There are, of course, already numerous books around on JRR Tolkien and his work, but this is quite simply the best book on the topic I’ve read for a good while. Subtitled The Places That Inspired Middle Earth, it’s a lavishly illustrated examination of the landscapes, cities and architecture that Tolkien drew on in the creation of Middle Earth. The initial chapters are arranged according to geography (mainly the UK and Northern Europe) and topography (mountains, rivers and lakes, woodlands etc). The last four sections examine landscapes where mankind has left its physical mark – ancient ruins, industrial locations, farmlands, war damaged cities, etc. It’s a large format book printed on top quality paper and it’s filled with maps, illustrations, and reproductions of Tolkien’s own paintings, all accompanied by the author’s well-researched knowledgeable commentary.

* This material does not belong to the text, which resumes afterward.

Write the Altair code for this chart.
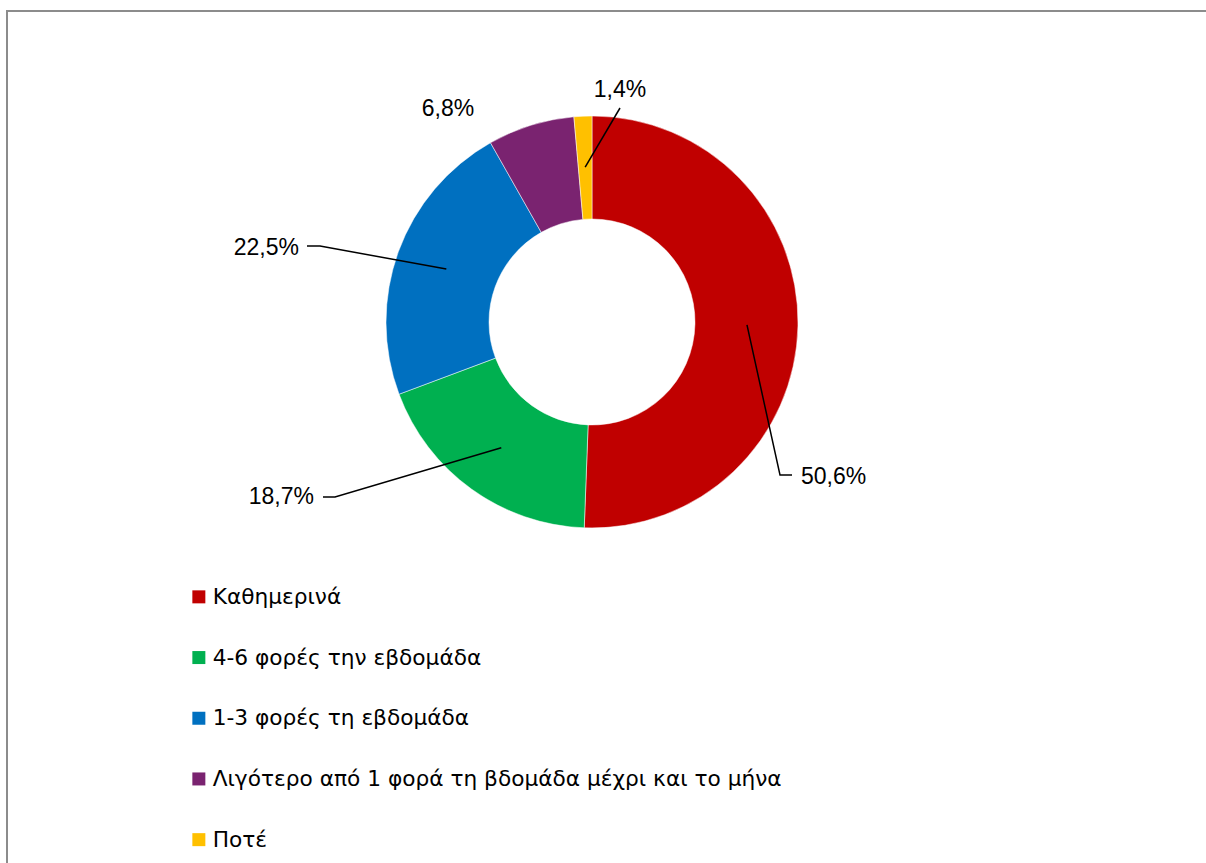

For example, a month long walking tour undertaken by Tolkien and his brother in the Alps in 1911 reveals early inspiration for settings such as Rivendell and the Misty Mountains. Indeed, Tolkien’s illustration of Rivendell is shown alongside an actual photograph of the Lauterbrunnen Valley, revealing them to be almost identical. A fascinating, must read book for Tolkien fans, revealing much about the inspiration for the magical world he created – and it’s an absolute snip at the price for such a top quality item.
Length of Read:Medium
Might appeal to people who enjoyed…
A very good accompaniment to the author’s earlier book, 2004’s Tolkien and The Great War, or 2018’s The Making of Middle Earth by Catherine McIlwaine, which accompanied the stunning exhibition at The Bodleian Library.
One thing you’ve learned
I was completely unaware of this work until I was alerted by Colin H’s recent thread on Tolkien, so a virtual vote of thanks to him!